WORK TO BE COMPLETED - Give every line again exactly as it appears, please, but not the pictures.

DATA -
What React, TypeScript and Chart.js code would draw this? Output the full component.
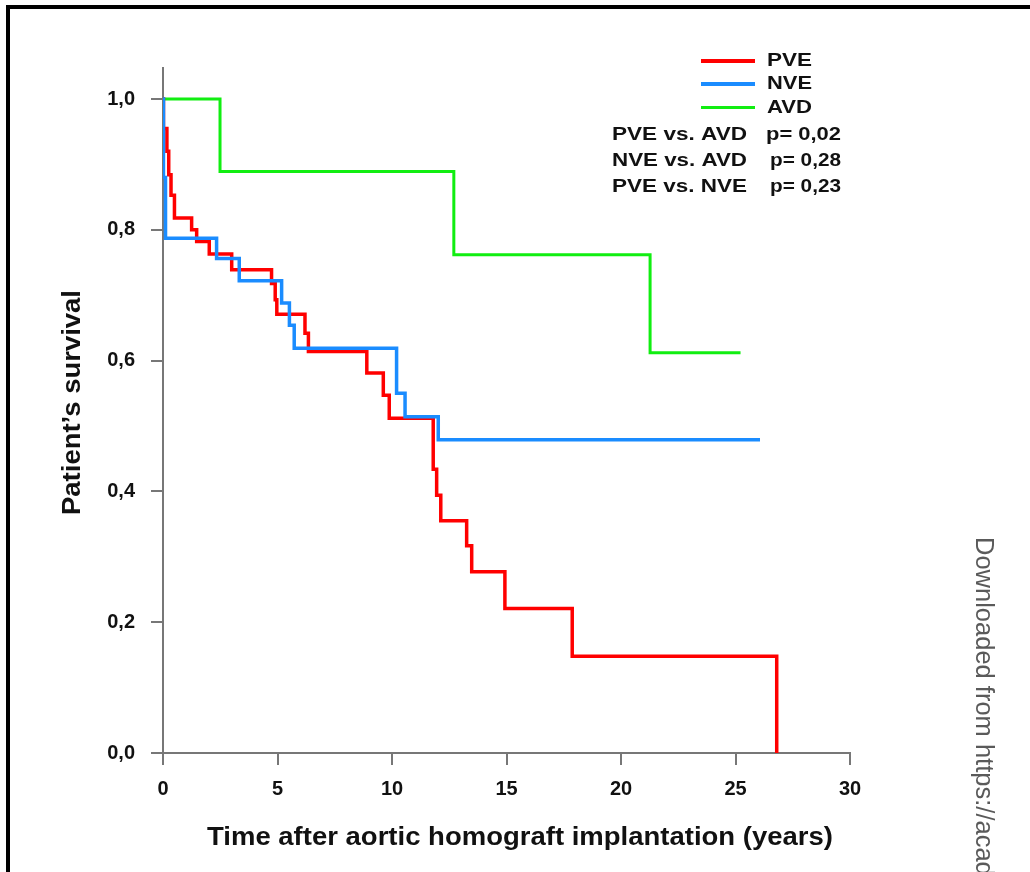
import React, { useEffect, useRef } from "react";
import { Chart, registerables } from "chart.js";

Chart.register(...registerables);

// ---- Data (years after implantation, Kaplan-Meier survival) ----
const pveTime = [0, 0.02, 0.17, 0.25, 0.35, 0.5, 1.25, 1.47, 2.02, 3.0, 4.74, 4.9, 4.97, 6.2, 6.35, 8.9, 9.62, 9.88, 11.8, 11.95, 12.13, 13.26, 13.48, 14.93, 17.87, 26.8];
const pveSurv = [1.0, 0.955, 0.92, 0.884, 0.853, 0.818, 0.8, 0.782, 0.763, 0.739, 0.718, 0.693, 0.671, 0.642, 0.614, 0.581, 0.547, 0.512, 0.434, 0.394, 0.355, 0.317, 0.277, 0.221, 0.148, 0.0];

const nveTime = [0, 0.02, 0.11, 2.34, 3.33, 5.18, 5.52, 5.73, 10.2, 10.57, 12.02, 26.07];
const nveSurv = [1.0, 0.88, 0.787, 0.756, 0.722, 0.688, 0.654, 0.619, 0.55, 0.514, 0.479, 0.479];

const avdTime = [0, 2.49, 12.7, 21.27, 25.22];
const avdSurv = [1.0, 0.889, 0.762, 0.612, 0.612];

const seriesNames = ["PVE", "NVE", "AVD"];
const seriesColors = ["#ff0000", "#1a8cff", "#11ee11"];

const yTicks = [0, 0.2, 0.4, 0.6, 0.8, 1.0];
const xTicks = [0, 5, 10, 15, 20, 25, 30];

const pLabels = ["PVE vs. AVD", "NVE vs. AVD", "PVE vs. NVE"];
const pValues = ["p= 0,02", "p= 0,28", "p= 0,23"];

const xTitle = "Time after aortic homograft implantation (years)";
const yTitle = "Patient\u2019s survival";
const watermark = "Downloaded from https://academic.oup.com";

const FONT = "'Liberation Sans', Arial, sans-serif";

function toPoints(t: number[], s: number[]) {
  return t.map((x, i) => ({ x, y: s[i] }));
}

function drawFitted(
  ctx: CanvasRenderingContext2D,
  text: string,
  x: number,
  y: number,
  targetW: number,
  font: string,
  color: string,
  rotation = 0
) {
  ctx.save();
  ctx.font = font;
  ctx.fillStyle = color;
  ctx.textBaseline = "middle";
  ctx.textAlign = "left";
  const w = ctx.measureText(text).width;
  ctx.translate(x, y);
  if (rotation) ctx.rotate(rotation);
  ctx.scale(targetW / w, 1);
  ctx.fillText(text, 0, 0);
  ctx.restore();
}

const decorPlugin = {
  id: "decor",
  beforeDraw(chart: any) {
    const ctx = chart.ctx as CanvasRenderingContext2D;
    ctx.save();
    ctx.fillStyle = "#ffffff";
    ctx.fillRect(0, 0, chart.width, chart.height);
    ctx.restore();
  },
  afterDraw(chart: any) {
    const ctx = chart.ctx as CanvasRenderingContext2D;
    // frame
    ctx.save();
    ctx.fillStyle = "#000000";
    ctx.fillRect(6, 5, 4, chart.height);
    ctx.fillRect(6, 5, chart.width, 4);
    ctx.restore();

    // legend
    const legendY = [61, 84, 107.5];
    const lineW = [4, 4, 3];
    seriesNames.forEach((name, i) => {
      ctx.save();
      ctx.strokeStyle = seriesColors[i];
      ctx.lineWidth = lineW[i];
      ctx.beginPath();
      ctx.moveTo(701, legendY[i]);
      ctx.lineTo(755, legendY[i]);
      ctx.stroke();
      ctx.restore();
      drawFitted(ctx, name, 767, legendY[i] + 0.5, 45, `bold 18px ${FONT}`, "#111");
    });

    // p values
    const pY = [135.5, 161.5, 187.5];
    const pX = [766, 770, 770];
    pLabels.forEach((lab, i) => {
      drawFitted(ctx, lab, 612, pY[i], 135, `bold 18px ${FONT}`, "#111");
      drawFitted(ctx, pValues[i], pX[i], pY[i], 841 - pX[i], `bold 18px ${FONT}`, "#111");
    });

    // axis titles
    drawFitted(ctx, xTitle, 207, 838, 626, `bold 26px ${FONT}`, "#111");
    drawFitted(ctx, yTitle, 73, 515, 225, `bold 25px ${FONT}`, "#111", -Math.PI / 2);

    // watermark
    ctx.save();
    ctx.font = `25.5px ${FONT}`;
    ctx.fillStyle = "#5a5a5a";
    ctx.textBaseline = "alphabetic";
    ctx.textAlign = "left";
    ctx.translate(976, 537);
    ctx.rotate(Math.PI / 2);
    ctx.fillText(watermark, 0, 0);
    ctx.restore();
  },
};

export default function App() {
  const ref = useRef<HTMLCanvasElement | null>(null);

  useEffect(() => {
    if (!ref.current) return;
    const chart = new Chart(ref.current, {
      type: "line",
      data: {
        datasets: [
          {
            label: seriesNames[0],
            data: toPoints(pveTime, pveSurv),
            borderColor: seriesColors[0],
            borderWidth: 3.5,
            stepped: "before",
            pointRadius: 0,
            fill: false,
            order: 1,
          },
          {
            label: seriesNames[1],
            data: toPoints(nveTime, nveSurv),
            borderColor: seriesColors[1],
            borderWidth: 3.5,
            stepped: "before",
            pointRadius: 0,
            fill: false,
            order: 0,
          },
          {
            label: seriesNames[2],
            data: toPoints(avdTime, avdSurv),
            borderColor: seriesColors[2],
            borderWidth: 3,
            stepped: "before",
            pointRadius: 0,
            fill: false,
            order: 2,
          },
        ],
      },
      options: {
        animation: false,
        responsive: false,
        devicePixelRatio: 1,
        layout: { padding: { left: 0, top: 68, right: 180, bottom: 0 } },
        plugins: {
          legend: { display: false },
          tooltip: { enabled: false },
          title: { display: false },
        },
        scales: {
          x: {
            type: "linear",
            min: 0,
            max: 30,
            afterFit: (s: any) => {
              s.height = 119;
            },
            afterBuildTicks: (s: any) => {
              s.ticks = xTicks.map((v) => ({ value: v }));
            },
            grid: {
              drawOnChartArea: false,
              drawTicks: true,
              tickLength: 12,
              color: "#777",
              lineWidth: 2,
            },
            border: { display: true, color: "#777", width: 2 },
            ticks: {
              padding: 12,
              color: "#111",
              font: { family: FONT, size: 20, weight: "bold" },
              maxRotation: 0,
            },
          },
          y: {
            type: "linear",
            min: 0,
            max: 1.0474,
            afterFit: (s: any) => {
              s.width = 163;
            },
            afterBuildTicks: (s: any) => {
              s.ticks = yTicks.map((v) => ({ value: v }));
            },
            grid: {
              drawOnChartArea: false,
              drawTicks: true,
              tickLength: 12,
              color: "#777",
              lineWidth: 2,
            },
            border: { display: true, color: "#777", width: 2 },
            ticks: {
              padding: 16,
              color: "#111",
              font: { family: FONT, size: 20, weight: "bold" },
              callback: (v: any) => Number(v).toFixed(1).replace(".", ","),
            },
          },
        },
      },
      plugins: [decorPlugin],
    } as any);
    return () => chart.destroy();
  }, []);

  return (
    <div style={{ position: "absolute", left: 0, top: 0, width: 1030, height: 872, overflow: "hidden", background: "#fff" }}>
      <canvas ref={ref} width={1030} height={872} style={{ display: "block", width: 1030, height: 872 }} />
    </div>
  );
}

RESULT OF THIS EXERCISE -
What React, TypeScript and Chart.js code would draw this? Output the full component.
import React, { useEffect, useRef } from "react";
import { Chart, registerables } from "chart.js";

Chart.register(...registerables);

// ---- Data (years after implantation, Kaplan-Meier survival) ----
const pveTime = [0, 0.02, 0.17, 0.25, 0.35, 0.5, 1.25, 1.47, 2.02, 3.0, 4.74, 4.9, 4.97, 6.2, 6.35, 8.9, 9.62, 9.88, 11.8, 11.95, 12.13, 13.26, 13.48, 14.93, 17.87, 26.8];
const pveSurv = [1.0, 0.955, 0.92, 0.884, 0.853, 0.818, 0.8, 0.782, 0.763, 0.739, 0.718, 0.693, 0.671, 0.642, 0.614, 0.581, 0.547, 0.512, 0.434, 0.394, 0.355, 0.317, 0.277, 0.221, 0.148, 0.0];

const nveTime = [0, 0.02, 0.11, 2.34, 3.33, 5.18, 5.52, 5.73, 10.2, 10.57, 12.02, 26.07];
const nveSurv = [1.0, 0.88, 0.787, 0.756, 0.722, 0.688, 0.654, 0.619, 0.55, 0.514, 0.479, 0.479];

const avdTime = [0, 2.49, 12.7, 21.27, 25.22];
const avdSurv = [1.0, 0.889, 0.762, 0.612, 0.612];

const seriesNames = ["PVE", "NVE", "AVD"];
const seriesColors = ["#ff0000", "#1a8cff", "#11ee11"];

const yTicks = [0, 0.2, 0.4, 0.6, 0.8, 1.0];
const xTicks = [0, 5, 10, 15, 20, 25, 30];

const pLabels = ["PVE vs. AVD", "NVE vs. AVD", "PVE vs. NVE"];
const pValues = ["p= 0,02", "p= 0,28", "p= 0,23"];

const xTitle = "Time after aortic homograft implantation (years)";
const yTitle = "Patient\u2019s survival";
const watermark = "Downloaded from https://academic.oup.com";

const FONT = "'Liberation Sans', Arial, sans-serif";

function toPoints(t: number[], s: number[]) {
  return t.map((x, i) => ({ x, y: s[i] }));
}

function drawFitted(
  ctx: CanvasRenderingContext2D,
  text: string,
  x: number,
  y: number,
  targetW: number,
  font: string,
  color: string,
  rotation = 0
) {
  ctx.save();
  ctx.font = font;
  ctx.fillStyle = color;
  ctx.textBaseline = "middle";
  ctx.textAlign = "left";
  const w = ctx.measureText(text).width;
  ctx.translate(x, y);
  if (rotation) ctx.rotate(rotation);
  ctx.scale(targetW / w, 1);
  ctx.fillText(text, 0, 0);
  ctx.restore();
}

const decorPlugin = {
  id: "decor",
  beforeDraw(chart: any) {
    const ctx = chart.ctx as CanvasRenderingContext2D;
    ctx.save();
    ctx.fillStyle = "#ffffff";
    ctx.fillRect(0, 0, chart.width, chart.height);
    ctx.restore();
  },
  afterDraw(chart: any) {
    const ctx = chart.ctx as CanvasRenderingContext2D;
    // frame
    ctx.save();
    ctx.fillStyle = "#000000";
    ctx.fillRect(6, 5, 4, chart.height);
    ctx.fillRect(6, 5, chart.width, 4);
    ctx.restore();

    // legend
    const legendY = [61, 84, 107.5];
    const lineW = [4, 4, 3];
    seriesNames.forEach((name, i) => {
      ctx.save();
      ctx.strokeStyle = seriesColors[i];
      ctx.lineWidth = lineW[i];
      ctx.beginPath();
      ctx.moveTo(701, legendY[i]);
      ctx.lineTo(755, legendY[i]);
      ctx.stroke();
      ctx.restore();
      drawFitted(ctx, name, 767, legendY[i] + 0.5, 45, `bold 18px ${FONT}`, "#111");
    });

    // p values
    const pY = [135.5, 161.5, 187.5];
    const pX = [766, 770, 770];
    pLabels.forEach((lab, i) => {
      drawFitted(ctx, lab, 612, pY[i], 135, `bold 18px ${FONT}`, "#111");
      drawFitted(ctx, pValues[i], pX[i], pY[i], 841 - pX[i], `bold 18px ${FONT}`, "#111");
    });

    // axis titles
    drawFitted(ctx, xTitle, 207, 838, 626, `bold 26px ${FONT}`, "#111");
    drawFitted(ctx, yTitle, 73, 515, 225, `bold 25px ${FONT}`, "#111", -Math.PI / 2);

    // watermark
    ctx.save();
    ctx.font = `25.5px ${FONT}`;
    ctx.fillStyle = "#5a5a5a";
    ctx.textBaseline = "alphabetic";
    ctx.textAlign = "left";
    ctx.translate(976, 537);
    ctx.rotate(Math.PI / 2);
    ctx.fillText(watermark, 0, 0);
    ctx.restore();
  },
};

export default function App() {
  const ref = useRef<HTMLCanvasElement | null>(null);

  useEffect(() => {
    if (!ref.current) return;
    const chart = new Chart(ref.current, {
      type: "line",
      data: {
        datasets: [
          {
            label: seriesNames[0],
            data: toPoints(pveTime, pveSurv),
            borderColor: seriesColors[0],
            borderWidth: 3.5,
            stepped: "before",
            pointRadius: 0,
            fill: false,
            order: 1,
          },
          {
            label: seriesNames[1],
            data: toPoints(nveTime, nveSurv),
            borderColor: seriesColors[1],
            borderWidth: 3.5,
            stepped: "before",
            pointRadius: 0,
            fill: false,
            order: 0,
          },
          {
            label: seriesNames[2],
            data: toPoints(avdTime, avdSurv),
            borderColor: seriesColors[2],
            borderWidth: 3,
            stepped: "before",
            pointRadius: 0,
            fill: false,
            order: 2,
          },
        ],
      },
      options: {
        animation: false,
        responsive: false,
        devicePixelRatio: 1,
        layout: { padding: { left: 0, top: 68, right: 180, bottom: 0 } },
        plugins: {
          legend: { display: false },
          tooltip: { enabled: false },
          title: { display: false },
        },
        scales: {
          x: {
            type: "linear",
            min: 0,
            max: 30,
            afterFit: (s: any) => {
              s.height = 119;
            },
            afterBuildTicks: (s: any) => {
              s.ticks = xTicks.map((v) => ({ value: v }));
            },
            grid: {
              drawOnChartArea: false,
              drawTicks: true,
              tickLength: 12,
              color: "#777",
              lineWidth: 2,
            },
            border: { display: true, color: "#777", width: 2 },
            ticks: {
              padding: 12,
              color: "#111",
              font: { family: FONT, size: 20, weight: "bold" },
              maxRotation: 0,
            },
          },
          y: {
            type: "linear",
            min: 0,
            max: 1.0474,
            afterFit: (s: any) => {
              s.width = 163;
            },
            afterBuildTicks: (s: any) => {
              s.ticks = yTicks.map((v) => ({ value: v }));
            },
            grid: {
              drawOnChartArea: false,
              drawTicks: true,
              tickLength: 12,
              color: "#777",
              lineWidth: 2,
            },
            border: { display: true, color: "#777", width: 2 },
            ticks: {
              padding: 16,
              color: "#111",
              font: { family: FONT, size: 20, weight: "bold" },
              callback: (v: any) => Number(v).toFixed(1).replace(".", ","),
            },
          },
        },
      },
      plugins: [decorPlugin],
    } as any);
    return () => chart.destroy();
  }, []);

  return (
    <div style={{ position: "absolute", left: 0, top: 0, width: 1030, height: 872, overflow: "hidden", background: "#fff" }}>
      <canvas ref={ref} width={1030} height={872} style={{ display: "block", width: 1030, height: 872 }} />
    </div>
  );
}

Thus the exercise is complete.